We only hear “Yanny” and can’t convince ourselves that it’s remotely close to “Laurel.”

This is a clear victory for Team Yanny but still doesn’t answer the question of what the hell is going on here.

For that, Kraus connected me to Brad Story, a professor of speech, language, and hearing sciences at the University of Arizona. He ran the YannyLaurel clip through a waveform detector that visualizes the frequencies present in audio clips. Spoiler alert: It’s probably laurel.

Here’s what came out of the waveform detector:

Yanny Laurel Explained
(Brad Story)

The audio-frequency patterns of both words, when spoken by the researcher, are fairly similar. Speakers, like those in your computer or cellphone, reproduce sound by vibrating at certain frequencies. If two sounds—or in this case words—have similar resonant frequencies, they might end up sounding the same. “So, with a low quality recording (as is the one in question) and a wide variety of devices on which people are listening, it is not surprising that some might hear something like ‘yanny,’” Story wrote. But Story says the “laurel” waveform is a better match, so this robot voice is probably saying “laurel,” not “yanny.” Congrats to Team Laurel. Honestly why the heck would it be saying yanny anyway.
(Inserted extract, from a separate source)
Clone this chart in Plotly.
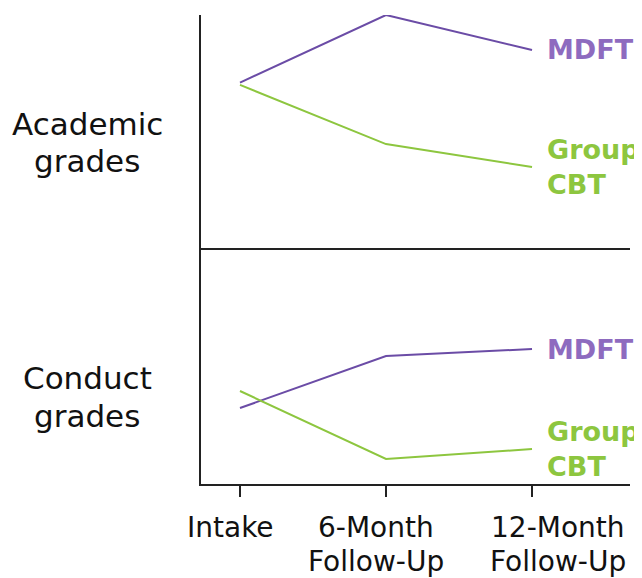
import plotly.graph_objects as go

categories = ["Intake", "6-Month", "12-Month"]
tick_line1 = ["Intake", "6-Month", "12-Month"]
tick_line2 = ["", "Follow-Up", "Follow-Up"]

academic_mdft = [71, 100, 85]
academic_cbt = [70, 44.6, 34.8]
conduct_mdft = [32.2, 54.2, 57.2]
conduct_cbt = [39.4, 10.6, 14.8]

panel_titles = [["Academic", "grades"], ["Conduct", "grades"]]
series_names = ["MDFT", "Group<br>CBT"]

LINE_PURPLE = "#6b4ca6"
LINE_GREEN = "#8dc63f"
TEXT_PURPLE = "#8e6bbf"
TEXT_GREEN = "#8dc63f"
AXIS = "#222222"
FONT = "DejaVu Sans"

xidx = list(range(len(categories)))

fig = go.Figure()

# top panel (academic)
fig.add_trace(go.Scatter(x=xidx, y=academic_mdft, mode="lines",
                         line=dict(color=LINE_PURPLE, width=2), xaxis="x2", yaxis="y2"))
fig.add_trace(go.Scatter(x=xidx, y=academic_cbt, mode="lines",
                         line=dict(color=LINE_GREEN, width=2), xaxis="x2", yaxis="y2"))
# bottom panel (conduct)
fig.add_trace(go.Scatter(x=xidx, y=conduct_mdft, mode="lines",
                         line=dict(color=LINE_PURPLE, width=2), xaxis="x", yaxis="y"))
fig.add_trace(go.Scatter(x=xidx, y=conduct_cbt, mode="lines",
                         line=dict(color=LINE_GREEN, width=2), xaxis="x", yaxis="y"))

xrange = [-0.267, 2.671]
split = 236 / 469

annotations = []
# panel titles (unrotated, left of the axis)
title_shifts = [[360, 323], [106, 68]]
for lines, shifts in zip(panel_titles, title_shifts):
    for txt, ys in zip(lines, shifts):
        annotations.append(dict(text=txt, xref="paper", yref="paper",
                                x=-0.2657, y=0, yshift=ys, xanchor="center", yanchor="middle",
                                showarrow=False, font=dict(family=FONT, size=31, color="#111111")))

# category labels under the ticks
label_xshift = [-9, -10, 26]
for i, (l1, l2) in enumerate(zip(tick_line1, tick_line2)):
    for txt, ys in [(l1, -43), (l2, -77)]:
        if txt:
            annotations.append(dict(text=txt, xref="x", yref="paper", x=xidx[i], y=0,
                                    xshift=label_xshift[i], yshift=ys,
                                    xanchor="center", yanchor="middle", showarrow=False,
                                    font=dict(family=FONT, size=28, color="#111111")))

# series end labels
for yref, xref, vals, name, col in [
    ("y2", "x2", academic_mdft, series_names[0], TEXT_PURPLE),
    ("y2", "x2", academic_cbt, series_names[1], TEXT_GREEN),
    ("y", "x", conduct_mdft, series_names[0], TEXT_PURPLE),
    ("y", "x", conduct_cbt, series_names[1], TEXT_GREEN),
]:
    annotations.append(dict(text="<b>" + name.replace("<br>", "</b><br><b>") + "</b>",
                            xref=xref, yref=yref, x=xidx[-1], y=vals[-1],
                            xanchor="left", yanchor="middle", align="left",
                            xshift=13, showarrow=False,
                            font=dict(family=FONT, size=27, color=col)))

fig.update_layout(
    width=634, height=570,
    margin=dict(l=193, r=12, t=7, b=94),
    paper_bgcolor="white", plot_bgcolor="white",
    showlegend=False,
    xaxis=dict(domain=[0, 1], anchor="y", range=xrange, tickmode="array",
               tickvals=xidx, ticktext=["", "", ""], ticks="outside", ticklen=11,
               tickwidth=2, tickcolor=AXIS, showline=True, linecolor=AXIS,
               linewidth=2, showgrid=False, zeroline=False),
    yaxis=dict(domain=[0, split], anchor="x", range=[0, 100], showline=True,
               linecolor=AXIS, linewidth=2, showticklabels=False, ticks="",
               showgrid=False, zeroline=False),
    xaxis2=dict(domain=[0, 1], anchor="y2", range=xrange, showline=True,
                linecolor=AXIS, linewidth=2, showticklabels=False, ticks="",
                showgrid=False, zeroline=False),
    yaxis2=dict(domain=[split, 1], anchor="x2", range=[0, 100], showline=True,
                linecolor=AXIS, linewidth=2, showticklabels=False, ticks="",
                showgrid=False, zeroline=False),
    annotations=annotations,
)

fig.write_html("out.html")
Another principal of audio cognition might apply in this case: “The way you hear sound is influenced by your life in sound—what you know about sound,” Kraus says. Once you are trained to hear a sound, you’re more easily able to hear that sound. And sound trains the brain very quickly.

As an example, Kraus emailed me two audio clips: The first was a snippet of speech so distorted as to be unintelligible. The second clip was of the same speech, but less distorted, so I could actually understand what the speaker was saying.

Once I knew what the speaker was saying, I was quickly able to divine the same words in the first, distorted clip. The incoherent noises I heard before were gone for good. That might explain why some people are stuck hearing only “yanny,” or only “laurel.” Once your brain has processed a sound as having a certain meaning, it is hard to hear it another way.

Kraus and her colleagues have also found that musicians and bilingual people are better able to process sounds. Perhaps that means those who are better trained at listening for meaning could be more adept at hearing both “yanny” and “laurel”—but there’s yet to be a scientific study to investigate that question. Someone for the love of God get a grant for this.

Update: This story has been updated to include additional analysis from audio science researchers.